The city’s external barriers assume personality and pathos in this verse.[13] The mourning of the rampart and walls links up with that of Jerusalem’s inhabitants, whose mourning and moaning (verse 5) resonates hauntingly. Animated by its mourning, the city merges with her inhabitants, and they become indistinguishable one from the other. In our next two verses, we will see the gates sinking to the ground in defeat (verse 9), closely followed by the actions of the elders of Zion (verse 10). The destruction of the city constitutes the destruction of the vitality of the people.
 
Nevertheless, Jerusalem’s destruction does not result in her demise, nor does it return her to her natural state as an inanimate city of stones and material, lacking personality and vitality. By preserving Jerusalem’s human persona, even as she mourns and ceases to function effectively, the city continues to exist. Her walls and ramparts remain as alive in destruction as they were in their heyday. Thus, Israel can retain its emotional attachment to its vibrant city, despite the fact that the city lies in ruins. For under those ruins, one still senses that the city is alive; it breathes and moves, however miserably. Dulled but not destroyed, the city’s personification renders it a powerful magnet to return those who will soon exit Jerusalem. If Jerusalem still lives, Israel will seek to return to her. Moreover, if the city still breathes, then so does Israel, whose immutability remains connected to that of her eternal city. The city’s continued existence ultimately serves as a basis for Israel’s continued existence, boosting the nation’s hopes and aspirations to rebuild the city.
 

[1] Compare, similarly, Isaiah’s explanation for Assyria’s power and triumph over Israel (Isaiah 7:18-19; 10:5-6).
[2] See BDB, p. 611.
[3] Ibn Ezra translates hate or forsake. See also Moshkovitz, Eikha, p. 13
[4] See Radak in his Sefer Shorashim on the root of the word ni’eir.

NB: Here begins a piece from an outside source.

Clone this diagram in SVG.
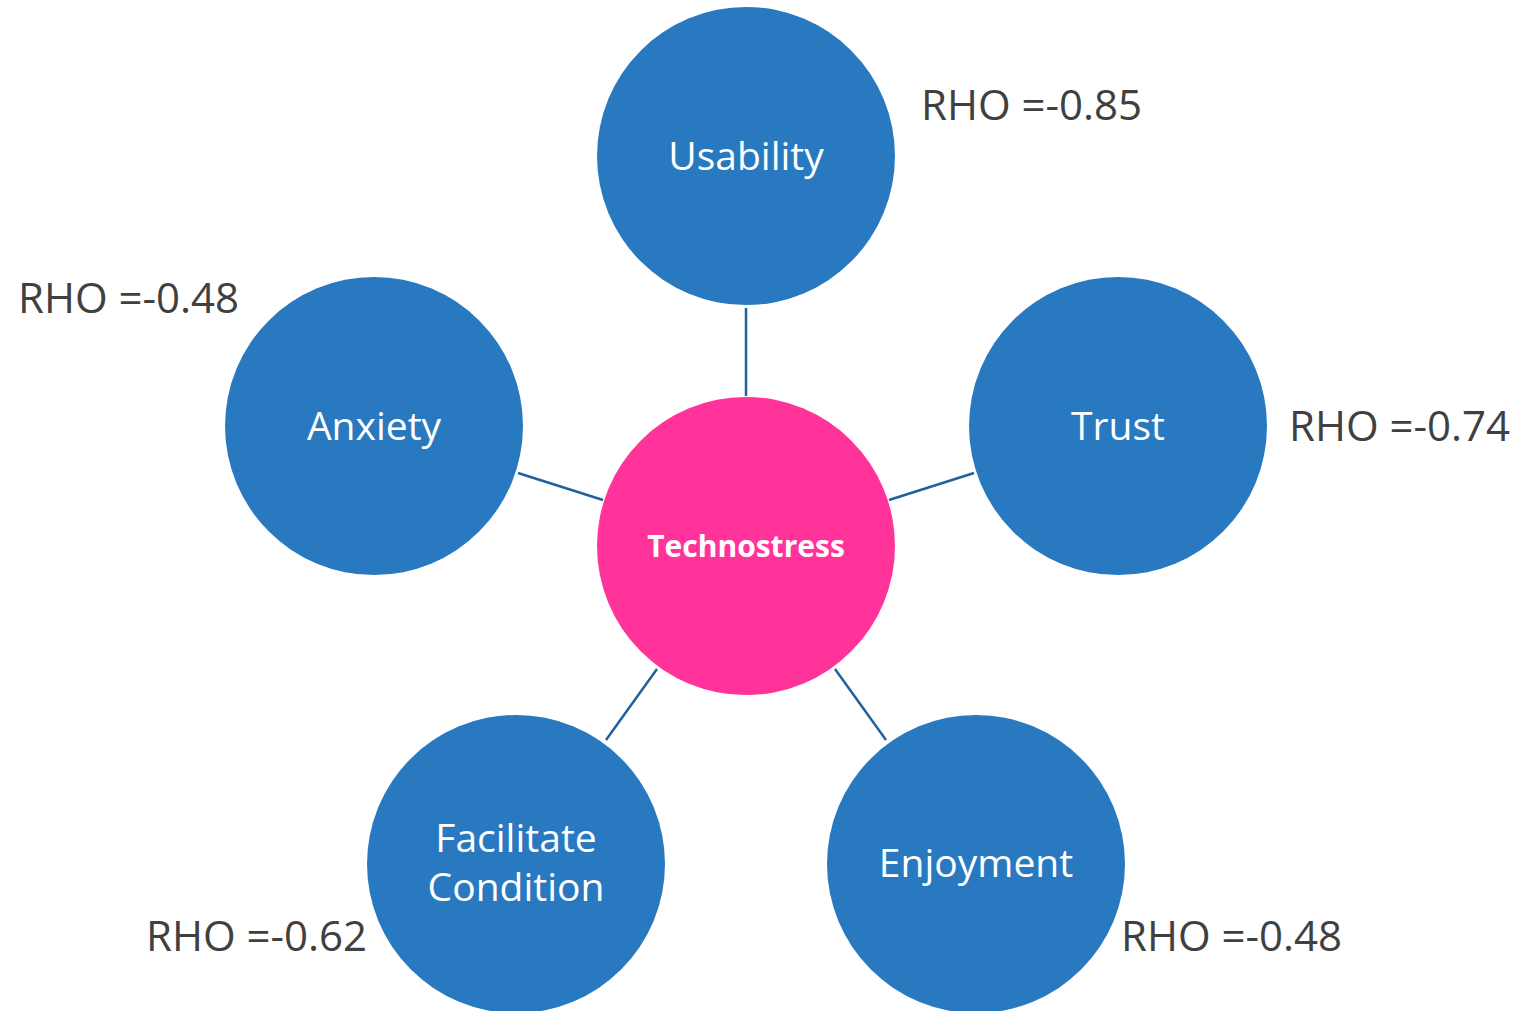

[5] Linguistic similarities that connect the first part of this chapter to II Samuel 7 abound, evoking the chapter that contains God’s covenantal promises to David. See, for example, Tehillim 89:27-28, 33 and II Samuel 7:14; Tehillim 89:34 and II Samuel 7:15-16; Tehillim 89:4, 21 and II Samuel 7:5, 8, 26.
[6] Based on similar references in other places in Ibn Ezra’s commentary, some scholars suggest that Ibn Ezra refers to R. Yehuda Halevi, author of the Kuzari. See N. Elyakim, “Heksherim ben R. Yehuda Ha-Levi Ve-Rabbi A. Ibn Ezra Be-Parshanut Ha-Mikra,” Shema’atin (1998) pp. 85-103 [Hebrew].
[7] The word umlal often appears in conjunction with the word mourn, suggesting a similar or parallel meaning (see e.g. Isaiah 33:9; Jeremiah 14:2; Hosea 4:3). BDB, p. 51 offers two suggested meanings, languish or feeble. It is difficult, based on context alone, to select which is the better meaning in the various biblical passages. In biblical passages, the word variously describes the mourning\languishing of the produce, the land, the gates of the city, or humans. The context often involves food and children (see, for example, Joel 1:10; Isaiah 19:8; Jeremiah 15:9). The usage of the word commonly evokes dashed hopes or expectations. For example, Jeremiah 14:2 describes the mourning (umlalu) of Judah’s gates, once the center of its bustling trade and economic activity. Likewise, in our verse, Jerusalem’s physical edifices mourn in contrast to their previous strength and perceived immutability.
[8] Jeremiah also uses the verb chashav to portray God’s premeditated decision to destroy Judah and Jerusalem (Jeremiah 18:11, 26:3, 36:3). In a positive reversal, Jeremiah (29:11) uses the word chashav to describe God contemplating and planning Judah’s redemption.
[9] For a similar usage, see II Kings 21:13; Isaiah 28:17. See also Amos 7:7-9.
[10] The phrase tohu va-vohu recalls primordial chaos, prior to God’s creative structuring of the world (sometimes described with the same verb used here, nata. See e.g. Isaiah 40:22; 44:24; Jeremiah 10:12; 51:15). Thus, God, Who created the world, maintains the right to destroy it when it is no longer fulfilling its purpose.
[11] Several chapters in the book of Tehillim dwell on the city of Jerusalem, describing her structure, beauty, and religious significance (see chs. 46, 48, 50, 76, 84, 87, 122). Scholars refer to these chapters as “Zion Psalms” (e.g. Albrektson, pp. 224-230; Berlin, p. 25). The first half of this chapter constitutes the unravelling of the idyllic description of Jerusalem, the diametrical opposite of the so-called “Zion Psalms.”
[12] Although there are different ways to interpret this verse, the above translation is based on the explanation of both Ibn Ezra and Radak on Tehillim 122:3.
[13] This personification of the city is common, as we have already seen in our discussion of chapter 1. Jeremiah 14:2 (and Isaiah 3:26) also employs the description of Jerusalem’s gates mourning. Nevertheless, Rasag does not accept this anthropological description of the city, explaining that this verse refers to the mourning of the people on the rampart and wall.